Le primarie del centrosinistra per la scelta del candidato sindaco di Palermo hanno suscitato nuove polemiche. A mio avviso, è necessario – non da oggi – darsi delle regole, valide ovunque: lo spontaneismo confuso produce solo danni e a breve può logorare le stesse primarie, che invece sono un contributo innovativo portato dal Pd.
Innanzi tutto, in democrazia c’è una legge fondamentale, che può avere qualche volta, limitate eccezioni. Il candidato alla carica di presidente del Consiglio, presidente di Regione o di sindaco deve essere espresso dal partito che ha, nell’alleanza, il consenso più grande dei cittadini. Questa regola viene seguita in Paesi che pure hanno differenti leggi elettorali, forme di stato e di governo, dalla Francia alla Germania, dalla Spagna alla Gran Bretagna. Quando anziché primarie di partito, aperte alla partecipazione degli elettori del centrosinistra, si decida di indire primarie di coalizione, trovo non solo doveroso ma anche naturale che il Pd si presenti alla competizione con un unico candidato.

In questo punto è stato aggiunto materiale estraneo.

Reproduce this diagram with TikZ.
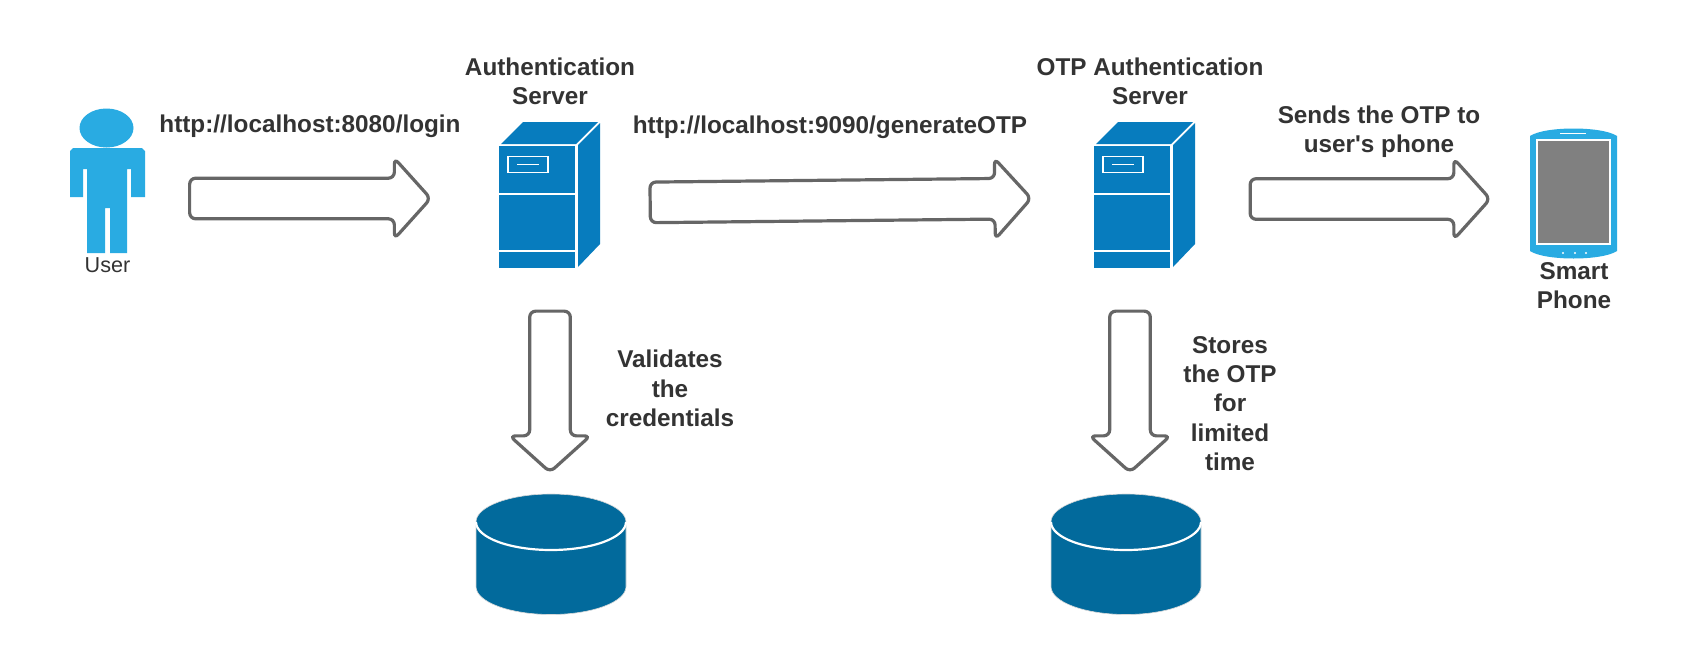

Inoltre, le primarie non possono assomigliare ad una sorta di populismo organizzato. Se nessun candidato raggiunge il 50% più uno dei consensi, si deve procedere ad un secondo turno tra i due che hanno ottenuto più voti. Non si può essere candidati forti e credibili se non si è sostenuti da una maggioranza reale di elettori.
Infine, se siamo tutti d’accordo nel dare vita ad un albo degli elettori per le primarie, per avere una platea di riferimento, non improvvisata o peggio ancora composta a seggi aperti, costruiamolo in tempi brevi.

Se assumeremo delle regole valide ovunque, le primarie non diverranno un improprio campo di battaglia per cercare di cambiare le strategie politiche né un’occasione per imbastire scontri interni, che hanno la sola motivazione di mettere in discussione assetti ed equilibri. I cittadini che guardano a noi, non sopportano un partito autoreferenziale, ingessato in una lotta più o meno aperta tra correnti. È doveroso riflettere sulla allarmante perdita di fiducia nel sistema dei partiti, su quel 45% dei cittadini che in questo momento non andrebbe a votare e su quel 20% circa di italiani che, sulla base di un recente sondaggio, voterebbe per un ipotetico “partito dei tecnici”. Un campanello d’allarme che dobbiamo saper ascoltare, altrimenti non capiamo cosa succede nella società. Cessiamo di essere un riferimento fondamentale per quanti vogliono un’Italia più giusta e moderna.